Now let's look at how big StringBuffer_ensureCapacity grows the buffer to, in comparison to the wanted capacity. It's not an off-by-one error. It's an off-by-a-factor-of-two error.
How did your program ever work in x32, I can't guess.
In response to bk1e's comment on the question - unfortunately, I need version 2.0.2 for use with the COBRA toolbox, which doesn't work with the newer version 3. So, I'm stuck with this older version for now.
I'm also hitting some walls attempting to debug - I'm building a .dll, so in addition to recompiling xerces to make sure it has the same debugging settings in MSVC++, I also need to attach to the Matlab process to do the debugging - it's a pretty big jump for my limited experience in this environment, and I haven't dug into it very far yet.
I had hoped there was some obvious syntax issue with the buffer allocation or expansion. Looks like I'm in for a few more days of pain, though.
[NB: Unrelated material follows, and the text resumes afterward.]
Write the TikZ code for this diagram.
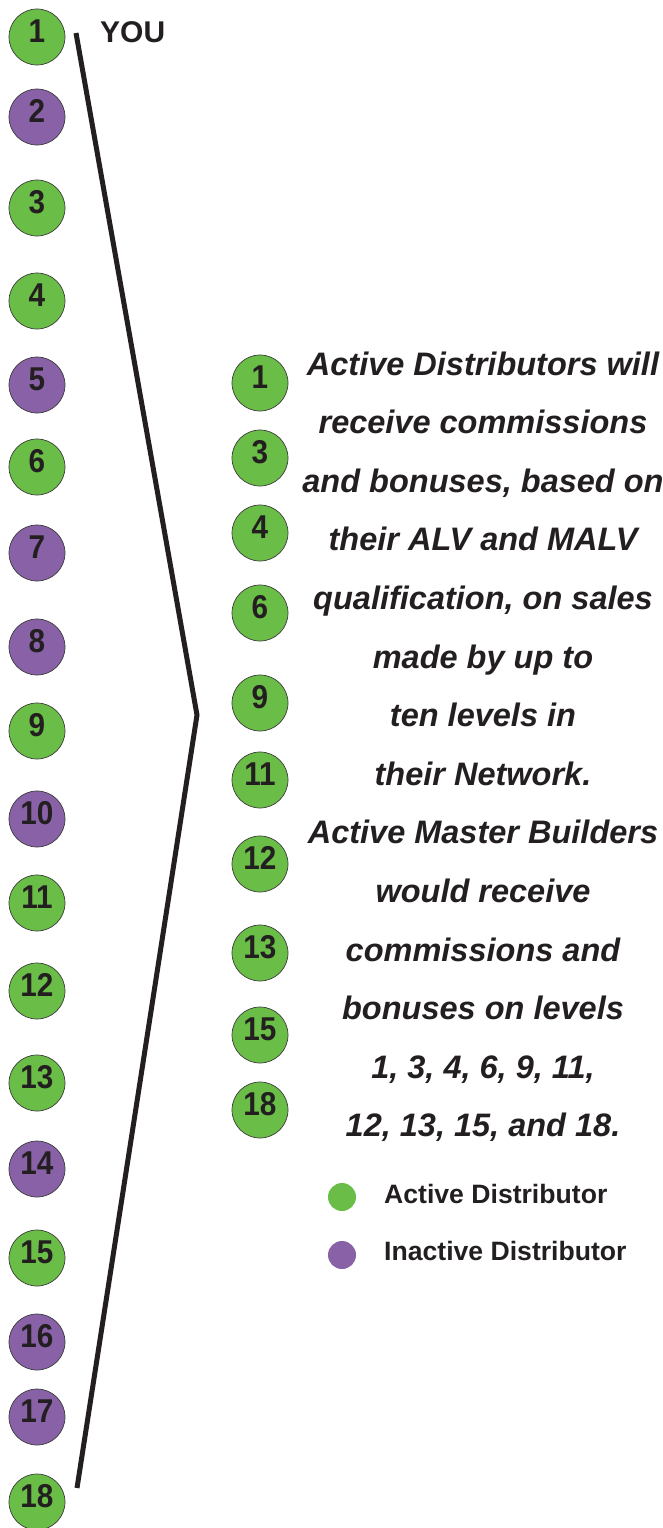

unsigned long is not a safe type to use for sizes on a 64-bit machine in Windows. Unlike Linux, Windows defines long to be 32 bits on both 32- and 64-bit architectures. So if the buffer being appended to grows beyond 4 GB in size (or if you're trying to append a string whose length is >4GB), you need to change the unsigned long type declarations to size_t (which is 64 bits on 64-bit architectures, in all operating systems).
However, if you're only reading a 1.5 MB file, I don't see how you'd ever get a StringBuffer to exceed 4 GB in size, so this might be a blind alley.